-------- DATA PROVIDED --------
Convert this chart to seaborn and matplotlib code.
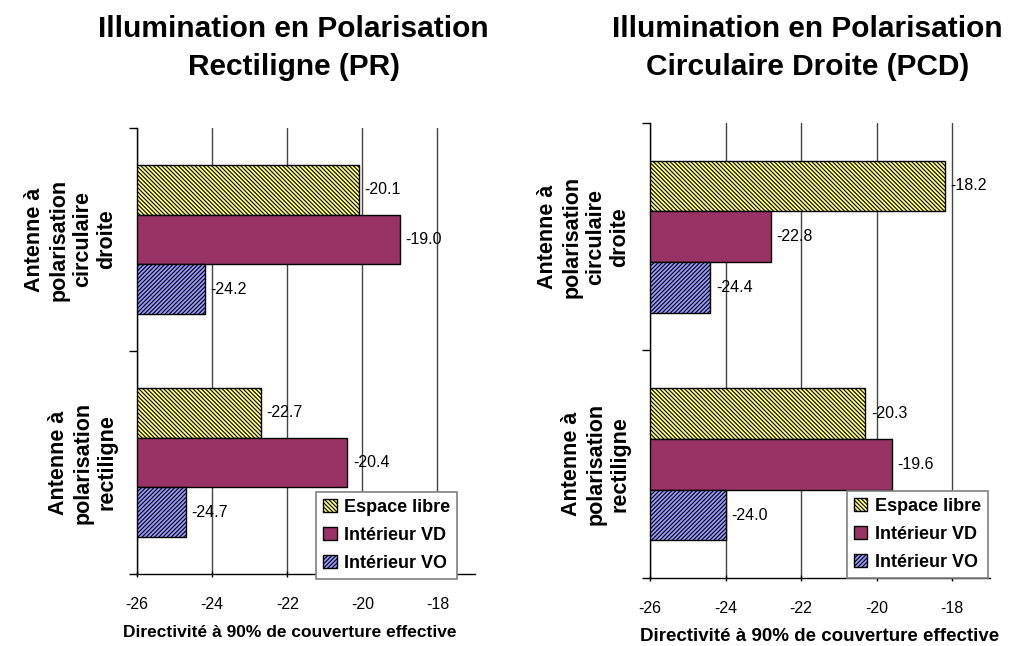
import numpy as np
import pandas as pd
import matplotlib
matplotlib.use('Agg')
import matplotlib.pyplot as plt
from matplotlib.ticker import FixedLocator, FuncFormatter
import seaborn as sns

# --- data -------------------------------------------------------------
antennes = ['Antenne à\npolarisation\ncirculaire\ndroite',
            'Antenne à\npolarisation\nrectiligne']
environnements = ['Espace libre', 'Intérieur VD', 'Intérieur VO']

titres = ['Illumination en Polarisation\nRectiligne (PR)',
          'Illumination en Polarisation\nCirculaire Droite (PCD)']

# values per antenna, per environment (dB)
pr_circulaire = [-20.1, -19.0, -24.2]
pr_rectiligne = [-22.7, -20.4, -24.7]
pcd_circulaire = [-18.2, -22.8, -24.4]
pcd_rectiligne = [-20.3, -19.6, -24.0]

x_ticks = [-26, -24, -22, -20, -18]
x_min, x_max = -26, -17

couleurs = ['#FFFF80', '#993366', '#9999FF']
hachures = ['\\' * 8, '', '/' * 8]

xlabel = 'Directivité à 90% de couverture effective'


def make_frame(circ, rect):
    rows = []
    for ant, vals in zip(antennes, [circ, rect]):
        for env, v in zip(environnements, vals):
            rows.append({'antenne': ant, 'env': env, 'valeur': v,
                         'longueur': v - x_min})
    return pd.DataFrame(rows)


sns.set_theme(style='white')
plt.rcParams['font.family'] = ['Liberation Sans', 'DejaVu Sans']
plt.rcParams['hatch.linewidth'] = 0.8
for k in ['text.color', 'axes.labelcolor', 'xtick.color', 'ytick.color']:
    plt.rcParams[k] = 'black'

fig = plt.figure(figsize=(10.13, 6.46), dpi=100)

# (frame, axes rect, title x, xlabel size, xlabel coords, legend anchor)
panels = [
    (make_frame(pr_circulaire, pr_rectiligne), [0.1352, 0.1115, 0.3337, 0.6904],
     0.290, 12.5, (0.453, -0.115), (0.947, -0.011)),
    (make_frame(pcd_circulaire, pcd_rectiligne), [0.6417, 0.1053, 0.3356, 0.7043],
     0.797, 13.5, (0.5, -0.11), (0.994, 0.0)),
]

for i, (df, rect, title_x, xl_size, xl_pos, leg_pos) in enumerate(panels):
    ax = fig.add_axes(rect)
    sns.barplot(data=df, x='longueur', y='antenne', hue='env',
                order=antennes, hue_order=environnements,
                orient='h', width=0.67, palette=couleurs,
                edgecolor='black', linewidth=1.0, legend=False,
                errorbar=None, ax=ax, zorder=3)

    for cont, env, col, h in zip(ax.containers, environnements, couleurs, hachures):
        for p in cont:
            p.set_facecolor(col)
            p.set_hatch(h)
            p.set_edgecolor('black')
        vals = [df[(df['antenne'] == a) & (df['env'] == env)]['valeur'].iloc[0]
                for a in antennes]
        ax.bar_label(cont, labels=[f'{v:.1f}' for v in vals], padding=4,
                     fontsize=11.5, color='black')

    ax.set_xlim(0, x_max - x_min)
    ax.set_ylim(1.5, -0.5)
    ax.xaxis.set_major_locator(FixedLocator([t - x_min for t in x_ticks]))
    ax.xaxis.set_major_formatter(FuncFormatter(lambda v, _: f'{v + x_min:.0f}'))
    ax.tick_params(axis='x', labelsize=11.5, length=5, width=1, color='black',
                   direction='inout', pad=14, bottom=True)

    # category labels as minor ticks, boundaries as major ticks
    ax.yaxis.set_major_locator(FixedLocator([-0.5, 0.5, 1.5]))
    ax.yaxis.set_major_formatter(FuncFormatter(lambda v, _: ''))
    ax.yaxis.set_minor_locator(FixedLocator([0, 1]))
    ax.set_yticklabels(antennes, minor=True, rotation=90, fontsize=15.5,
                       fontweight='bold', va='center', ha='right',
                       multialignment='center', linespacing=1.2)
    ax.tick_params(axis='y', which='major', length=6, width=1, color='black', left=True)
    ax.tick_params(axis='y', which='minor', length=0, pad=14)

    ax.grid(axis='x', color='#444444', linewidth=1, zorder=0)
    ax.set_axisbelow(True)
    for s in ['top', 'right']:
        ax.spines[s].set_visible(False)
    for s in ['left', 'bottom']:
        ax.spines[s].set_color('black')
        ax.spines[s].set_linewidth(1)

    ax.set_xlabel(xlabel, fontsize=xl_size, fontweight='bold')
    ax.xaxis.set_label_coords(*xl_pos)
    ax.set_ylabel('')

    handles = [cont[0] for cont in ax.containers]
    leg = ax.legend(handles, environnements, loc='lower right',
                    bbox_to_anchor=leg_pos, borderaxespad=0,
                    prop={'weight': 'bold', 'size': 13},
                    handlelength=0.75, handleheight=0.75, handletextpad=0.4,
                    borderpad=0.4, labelspacing=0.6, frameon=True,
                    fancybox=False, edgecolor='#808080', framealpha=1)
    leg.get_frame().set_linewidth(1.2)
    leg.set_zorder(5)

    fig.text(title_x, 0.925, titres[i], ha='center', va='center',
             fontsize=21.5, fontweight='bold', linespacing=1.45)

fig.savefig('out.png', dpi=100)
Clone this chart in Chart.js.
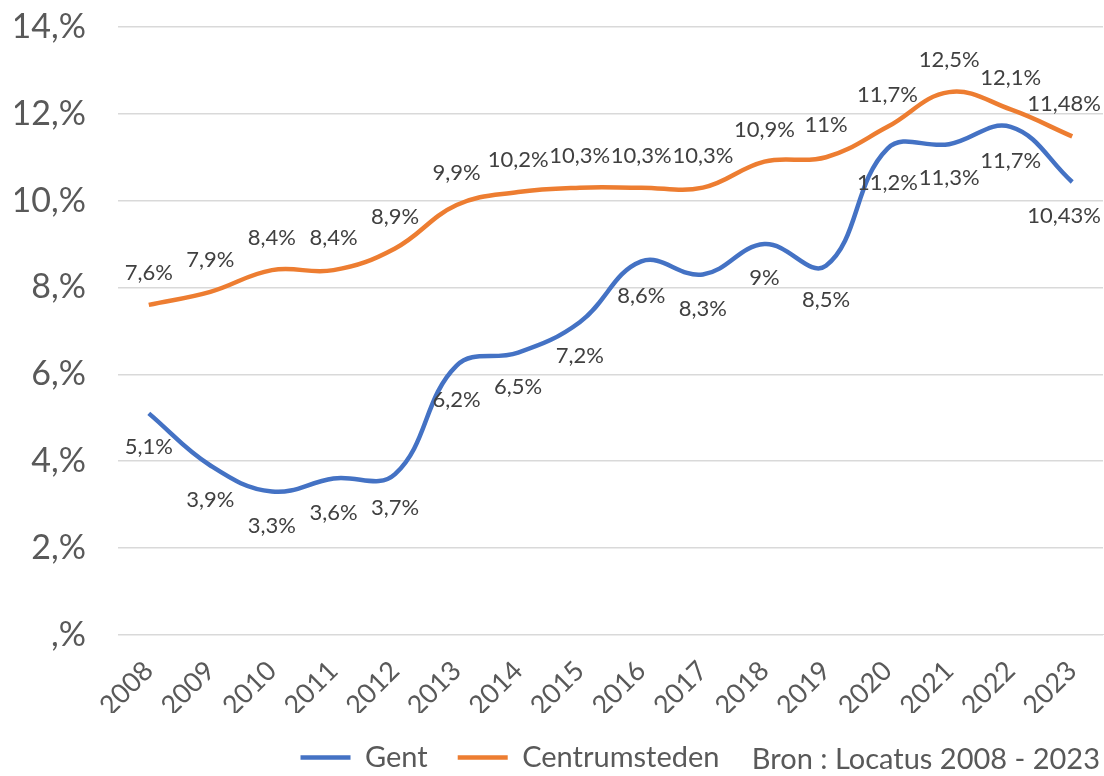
<!DOCTYPE html>
<html lang="nl">
<head>
    <meta charset="UTF-8">
    <title>Gent vs Centrumsteden</title>
    <script src="https://cdn.jsdelivr.net/npm/chart.js"></script>
    <style>
        body {
            margin: 0;
            background: #fff;
            font-family: Lato, sans-serif;
        }
        .wrap {
            position: relative;
            width: 1104px;
            height: 776px;
        }
        .bron {
            position: absolute;
            right: 4px;
            bottom: 1px;
            font-size: 29px;
            color: #595959;
        }
    </style>
</head>
<body>
    <div class="wrap">
        <canvas id="chart"></canvas>
        <div class="bron">Bron : Locatus 2008 - 2023</div>
    </div>
    <script>
        // Data
        const years = ['2008', '2009', '2010', '2011', '2012', '2013', '2014', '2015', '2016', '2017', '2018', '2019', '2020', '2021', '2022', '2023'];
        const gent = [5.1, 3.9, 3.3, 3.6, 3.7, 6.2, 6.5, 7.2, 8.6, 8.3, 9, 8.5, 11.2, 11.3, 11.7, 10.43];
        const centrumsteden = [7.6, 7.9, 8.4, 8.4, 8.9, 9.9, 10.2, 10.3, 10.3, 10.3, 10.9, 11, 11.7, 12.5, 12.1, 11.48];
        const yTicks = [0, 2, 4, 6, 8, 10, 12, 14];

        const fmt = v => String(v).replace('.', ',') + '%';

        // labels boven (oranje) en onder (blauw) de lijn
        const pointLabels = {
            id: 'pointLabels',
            afterDatasetsDraw(chart) {
                const ctx = chart.ctx;
                ctx.save();
                ctx.font = '22px Lato, sans-serif';
                ctx.fillStyle = '#404040';
                ctx.textAlign = 'center';
                ctx.textBaseline = 'middle';
                chart.data.datasets.forEach((ds, i) => {
                    const meta = chart.getDatasetMeta(i);
                    const off = i === 0 ? 34 : -32;
                    meta.data.forEach((pt, j) => {
                        const txt = fmt(ds.data[j]);
                        const w = ctx.measureText(txt).width;
                        let x = Math.min(pt.x, chart.width - w / 2 - 3);
                        ctx.fillText(txt, x, pt.y + off);
                    });
                });
                ctx.restore();
            }
        };

        // legende iets naar links, zoals in het origineel
        const shiftLegend = {
            id: 'shiftLegend',
            afterLayout(chart) {
                chart.legend.left -= 49;
                chart.legend.right -= 49;
            }
        };

        new Chart(document.getElementById('chart'), {
            type: 'line',
            data: {
                labels: years,
                datasets: [{
                    label: 'Gent',
                    data: gent,
                    borderColor: '#4472C4',
                    backgroundColor: '#4472C4',
                    borderWidth: 4.5,
                    pointRadius: 0,
                    tension: 0.4
                }, {
                    label: 'Centrumsteden',
                    data: centrumsteden,
                    borderColor: '#ED7D31',
                    backgroundColor: '#ED7D31',
                    borderWidth: 4.5,
                    pointRadius: 0,
                    tension: 0.4
                }]
            },
            options: {
                responsive: true,
                maintainAspectRatio: false,
                animation: false,
                layout: { padding: { top: 27, left: 15, right: 1, bottom: -6 } },
                scales: {
                    x: {
                        offset: true,
                        grid: { display: false },
                        border: { display: true, color: '#d9d9d9' },
                        afterFit: axis => {
                            axis.height -= 21;
                            axis.paddingLeft = 0;
                            axis.paddingRight = 0;
                        },
                        ticks: {
                            color: '#595959',
                            font: { family: 'Lato', size: 27 },
                            minRotation: 45,
                            maxRotation: 45,
                            padding: 12
                        }
                    },
                    y: {
                        min: 0,
                        max: 14,
                        afterBuildTicks: axis => { axis.ticks = yTicks.map(v => ({ value: v })); },
                        afterFit: axis => {
                            axis.width = 103;
                            axis.paddingTop = 0;
                            axis.paddingBottom = 0;
                        },
                        grid: { color: '#d9d9d9', lineWidth: 1.5, drawTicks: false },
                        border: { display: false },
                        ticks: {
                            color: '#595959',
                            font: { family: 'Lato', size: 34 },
                            padding: 32,
                            callback: v => (v === 0 ? '' : v) + ',%'
                        }
                    }
                },
                plugins: {
                    legend: {
                        position: 'bottom',
                        labels: {
                            usePointStyle: true,
                            pointStyle: 'line',
                            pointStyleWidth: 50,
                            boxWidth: 50,
                            color: '#595959',
                            font: { family: 'Lato', size: 29 },
                            padding: 30
                        }
                    },
                    tooltip: { enabled: false }
                }
            },
            plugins: [pointLabels, shiftLegend]
        });
    </script>
</body>
</html>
--------
* _GIVEN EXERCISE_:
Tally the lines that hold the string "matplotlib" and state the total, nothing more.

* _ANSWER FOR THE TASK_:
5